- PROBLEM DESCRIPTION -
Below this line are records; write out exactly the lines from the one containing "What Altair code" through the one containing "0.60, 1.70, 1.50]", with the pictures left out.

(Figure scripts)
— Start —
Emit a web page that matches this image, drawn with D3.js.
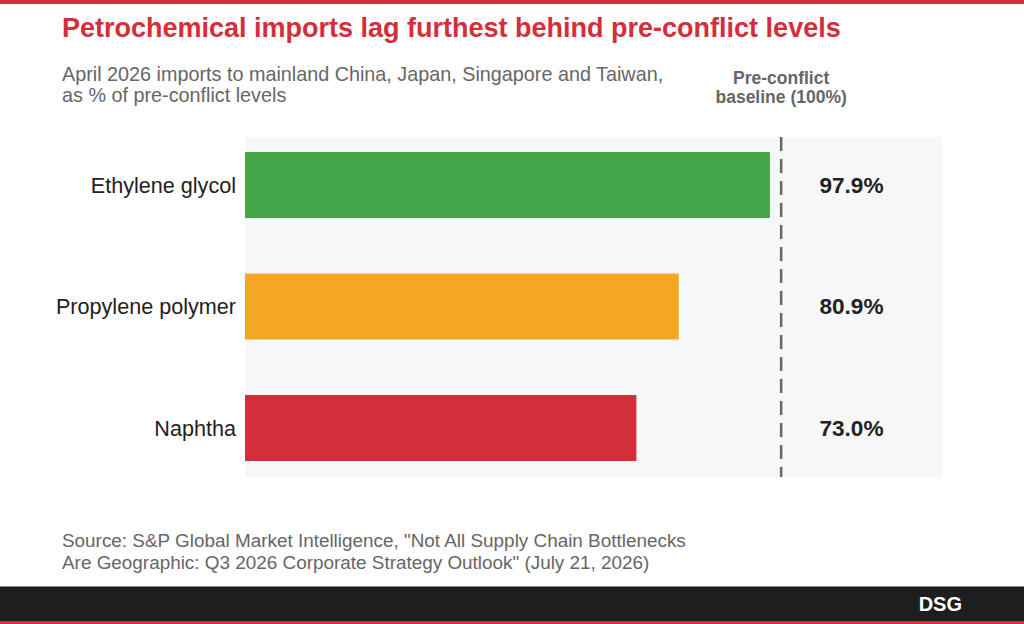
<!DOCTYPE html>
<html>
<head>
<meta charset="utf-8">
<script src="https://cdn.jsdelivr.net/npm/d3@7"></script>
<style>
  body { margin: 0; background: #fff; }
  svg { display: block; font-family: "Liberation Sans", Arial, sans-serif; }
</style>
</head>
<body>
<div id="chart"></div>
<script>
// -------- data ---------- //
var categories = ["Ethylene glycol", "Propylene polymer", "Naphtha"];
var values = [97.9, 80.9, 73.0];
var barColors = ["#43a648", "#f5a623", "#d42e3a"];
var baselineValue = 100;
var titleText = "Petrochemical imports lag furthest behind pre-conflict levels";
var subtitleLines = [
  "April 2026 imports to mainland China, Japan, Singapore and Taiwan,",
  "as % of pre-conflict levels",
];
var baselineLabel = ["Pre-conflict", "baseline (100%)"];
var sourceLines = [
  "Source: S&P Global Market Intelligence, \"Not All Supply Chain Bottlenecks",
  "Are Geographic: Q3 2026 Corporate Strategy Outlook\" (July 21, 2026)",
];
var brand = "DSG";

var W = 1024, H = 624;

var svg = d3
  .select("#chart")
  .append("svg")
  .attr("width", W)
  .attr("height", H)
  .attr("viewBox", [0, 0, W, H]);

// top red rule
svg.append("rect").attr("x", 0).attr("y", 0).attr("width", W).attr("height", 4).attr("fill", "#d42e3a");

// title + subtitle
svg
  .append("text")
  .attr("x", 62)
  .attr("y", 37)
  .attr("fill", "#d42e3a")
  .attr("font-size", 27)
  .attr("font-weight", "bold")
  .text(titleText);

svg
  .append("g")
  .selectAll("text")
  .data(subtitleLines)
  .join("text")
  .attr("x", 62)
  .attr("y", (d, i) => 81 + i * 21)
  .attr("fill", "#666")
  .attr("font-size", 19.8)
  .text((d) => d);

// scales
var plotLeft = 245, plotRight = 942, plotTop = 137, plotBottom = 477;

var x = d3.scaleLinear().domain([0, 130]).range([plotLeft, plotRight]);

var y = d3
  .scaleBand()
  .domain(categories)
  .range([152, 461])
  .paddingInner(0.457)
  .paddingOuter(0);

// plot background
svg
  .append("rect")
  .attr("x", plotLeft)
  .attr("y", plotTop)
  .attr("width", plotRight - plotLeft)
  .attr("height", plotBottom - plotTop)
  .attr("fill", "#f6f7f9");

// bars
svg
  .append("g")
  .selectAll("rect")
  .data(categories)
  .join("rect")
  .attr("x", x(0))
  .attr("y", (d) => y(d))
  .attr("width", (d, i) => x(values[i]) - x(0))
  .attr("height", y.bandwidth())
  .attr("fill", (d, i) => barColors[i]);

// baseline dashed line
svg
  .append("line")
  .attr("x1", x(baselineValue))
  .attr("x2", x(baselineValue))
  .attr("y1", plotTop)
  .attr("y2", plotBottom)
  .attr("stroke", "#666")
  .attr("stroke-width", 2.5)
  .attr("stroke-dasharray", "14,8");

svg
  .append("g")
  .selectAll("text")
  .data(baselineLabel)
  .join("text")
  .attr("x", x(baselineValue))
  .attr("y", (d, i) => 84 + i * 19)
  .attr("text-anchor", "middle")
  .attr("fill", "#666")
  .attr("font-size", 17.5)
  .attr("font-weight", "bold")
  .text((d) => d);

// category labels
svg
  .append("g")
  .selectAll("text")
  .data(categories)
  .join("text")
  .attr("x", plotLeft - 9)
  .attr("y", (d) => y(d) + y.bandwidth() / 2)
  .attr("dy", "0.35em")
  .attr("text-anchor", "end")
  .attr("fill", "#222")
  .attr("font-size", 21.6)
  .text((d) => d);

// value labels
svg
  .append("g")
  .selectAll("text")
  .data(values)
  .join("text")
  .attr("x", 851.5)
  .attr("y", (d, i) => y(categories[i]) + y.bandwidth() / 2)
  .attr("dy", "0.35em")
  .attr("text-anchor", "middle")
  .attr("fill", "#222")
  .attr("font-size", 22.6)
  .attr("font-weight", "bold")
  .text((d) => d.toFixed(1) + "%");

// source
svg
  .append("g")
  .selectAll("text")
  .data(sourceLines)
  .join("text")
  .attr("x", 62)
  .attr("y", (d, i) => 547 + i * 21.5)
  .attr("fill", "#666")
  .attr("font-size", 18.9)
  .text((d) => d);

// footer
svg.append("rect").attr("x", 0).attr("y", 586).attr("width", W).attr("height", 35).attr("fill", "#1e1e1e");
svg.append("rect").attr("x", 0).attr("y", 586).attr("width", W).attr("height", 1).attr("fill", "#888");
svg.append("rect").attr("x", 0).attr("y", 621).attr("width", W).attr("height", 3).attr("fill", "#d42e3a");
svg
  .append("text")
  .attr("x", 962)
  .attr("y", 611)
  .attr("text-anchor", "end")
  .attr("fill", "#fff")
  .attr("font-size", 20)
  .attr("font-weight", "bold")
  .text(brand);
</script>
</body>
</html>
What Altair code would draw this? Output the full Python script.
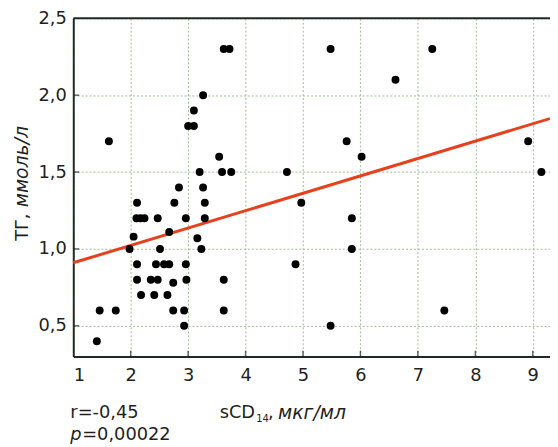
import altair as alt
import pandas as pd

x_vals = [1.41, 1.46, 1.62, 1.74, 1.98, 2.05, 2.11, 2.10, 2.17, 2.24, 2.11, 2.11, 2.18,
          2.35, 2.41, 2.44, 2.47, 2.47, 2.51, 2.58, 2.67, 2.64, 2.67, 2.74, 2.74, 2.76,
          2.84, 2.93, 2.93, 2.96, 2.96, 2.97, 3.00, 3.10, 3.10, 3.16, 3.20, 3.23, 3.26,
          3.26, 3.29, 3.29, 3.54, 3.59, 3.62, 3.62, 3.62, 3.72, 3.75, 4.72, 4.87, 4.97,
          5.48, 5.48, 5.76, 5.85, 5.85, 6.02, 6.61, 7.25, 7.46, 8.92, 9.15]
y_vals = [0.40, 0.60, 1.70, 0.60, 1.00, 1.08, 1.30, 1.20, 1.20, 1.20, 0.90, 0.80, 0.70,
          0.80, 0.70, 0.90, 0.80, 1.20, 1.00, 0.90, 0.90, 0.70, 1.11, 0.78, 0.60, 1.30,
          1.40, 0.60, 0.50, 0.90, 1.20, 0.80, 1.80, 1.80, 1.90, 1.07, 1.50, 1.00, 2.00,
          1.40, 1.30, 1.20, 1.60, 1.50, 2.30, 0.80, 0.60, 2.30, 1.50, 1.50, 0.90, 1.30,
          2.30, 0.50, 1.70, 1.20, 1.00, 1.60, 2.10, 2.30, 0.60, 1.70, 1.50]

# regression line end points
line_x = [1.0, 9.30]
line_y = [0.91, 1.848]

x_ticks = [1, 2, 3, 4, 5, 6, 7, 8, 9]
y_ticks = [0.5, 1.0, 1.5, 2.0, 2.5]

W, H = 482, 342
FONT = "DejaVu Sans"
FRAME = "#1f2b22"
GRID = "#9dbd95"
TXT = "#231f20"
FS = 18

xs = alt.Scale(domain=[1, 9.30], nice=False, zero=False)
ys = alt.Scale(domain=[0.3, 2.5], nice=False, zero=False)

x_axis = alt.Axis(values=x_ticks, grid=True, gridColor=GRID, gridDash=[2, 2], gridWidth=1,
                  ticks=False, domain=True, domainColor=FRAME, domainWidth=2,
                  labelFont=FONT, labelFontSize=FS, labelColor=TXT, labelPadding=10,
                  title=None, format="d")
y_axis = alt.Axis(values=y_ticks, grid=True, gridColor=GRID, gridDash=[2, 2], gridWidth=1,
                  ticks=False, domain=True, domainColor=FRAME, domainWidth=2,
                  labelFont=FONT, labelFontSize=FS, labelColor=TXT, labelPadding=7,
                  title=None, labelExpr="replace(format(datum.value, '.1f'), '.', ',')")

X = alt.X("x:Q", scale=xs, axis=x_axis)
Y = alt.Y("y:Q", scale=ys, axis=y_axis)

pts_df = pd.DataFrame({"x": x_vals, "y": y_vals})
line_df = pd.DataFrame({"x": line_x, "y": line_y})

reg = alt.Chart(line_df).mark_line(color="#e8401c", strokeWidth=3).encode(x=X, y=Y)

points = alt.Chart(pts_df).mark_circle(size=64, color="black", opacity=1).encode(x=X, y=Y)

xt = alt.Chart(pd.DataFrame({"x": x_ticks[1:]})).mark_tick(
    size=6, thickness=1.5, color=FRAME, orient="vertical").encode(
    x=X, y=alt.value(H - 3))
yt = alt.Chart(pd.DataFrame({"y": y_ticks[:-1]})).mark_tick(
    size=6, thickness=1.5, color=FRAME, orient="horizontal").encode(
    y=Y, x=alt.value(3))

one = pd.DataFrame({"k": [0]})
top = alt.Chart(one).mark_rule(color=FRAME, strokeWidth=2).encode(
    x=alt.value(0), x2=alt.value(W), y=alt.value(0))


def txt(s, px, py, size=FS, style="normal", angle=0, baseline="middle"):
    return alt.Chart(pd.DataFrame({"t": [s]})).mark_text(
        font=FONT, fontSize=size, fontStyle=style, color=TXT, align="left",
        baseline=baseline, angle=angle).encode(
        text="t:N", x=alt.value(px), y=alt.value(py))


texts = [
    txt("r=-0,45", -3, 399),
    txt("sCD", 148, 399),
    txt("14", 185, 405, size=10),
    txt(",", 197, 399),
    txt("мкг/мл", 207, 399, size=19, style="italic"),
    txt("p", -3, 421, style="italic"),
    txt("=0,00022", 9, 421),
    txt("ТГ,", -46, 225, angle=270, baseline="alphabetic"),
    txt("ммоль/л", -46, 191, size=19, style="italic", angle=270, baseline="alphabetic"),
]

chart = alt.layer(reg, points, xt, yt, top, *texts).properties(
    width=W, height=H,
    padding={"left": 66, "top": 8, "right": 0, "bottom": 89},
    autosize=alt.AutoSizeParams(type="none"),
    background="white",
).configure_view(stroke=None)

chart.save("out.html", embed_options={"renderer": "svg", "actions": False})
— End —
- FINISHED EXERCISE -
What Altair code would draw this? Output the full Python script.
import altair as alt
import pandas as pd

x_vals = [1.41, 1.46, 1.62, 1.74, 1.98, 2.05, 2.11, 2.10, 2.17, 2.24, 2.11, 2.11, 2.18,
          2.35, 2.41, 2.44, 2.47, 2.47, 2.51, 2.58, 2.67, 2.64, 2.67, 2.74, 2.74, 2.76,
          2.84, 2.93, 2.93, 2.96, 2.96, 2.97, 3.00, 3.10, 3.10, 3.16, 3.20, 3.23, 3.26,
          3.26, 3.29, 3.29, 3.54, 3.59, 3.62, 3.62, 3.62, 3.72, 3.75, 4.72, 4.87, 4.97,
          5.48, 5.48, 5.76, 5.85, 5.85, 6.02, 6.61, 7.25, 7.46, 8.92, 9.15]
y_vals = [0.40, 0.60, 1.70, 0.60, 1.00, 1.08, 1.30, 1.20, 1.20, 1.20, 0.90, 0.80, 0.70,
          0.80, 0.70, 0.90, 0.80, 1.20, 1.00, 0.90, 0.90, 0.70, 1.11, 0.78, 0.60, 1.30,
          1.40, 0.60, 0.50, 0.90, 1.20, 0.80, 1.80, 1.80, 1.90, 1.07, 1.50, 1.00, 2.00,
          1.40, 1.30, 1.20, 1.60, 1.50, 2.30, 0.80, 0.60, 2.30, 1.50, 1.50, 0.90, 1.30,
          2.30, 0.50, 1.70, 1.20, 1.00, 1.60, 2.10, 2.30, 0.60, 1.70, 1.50]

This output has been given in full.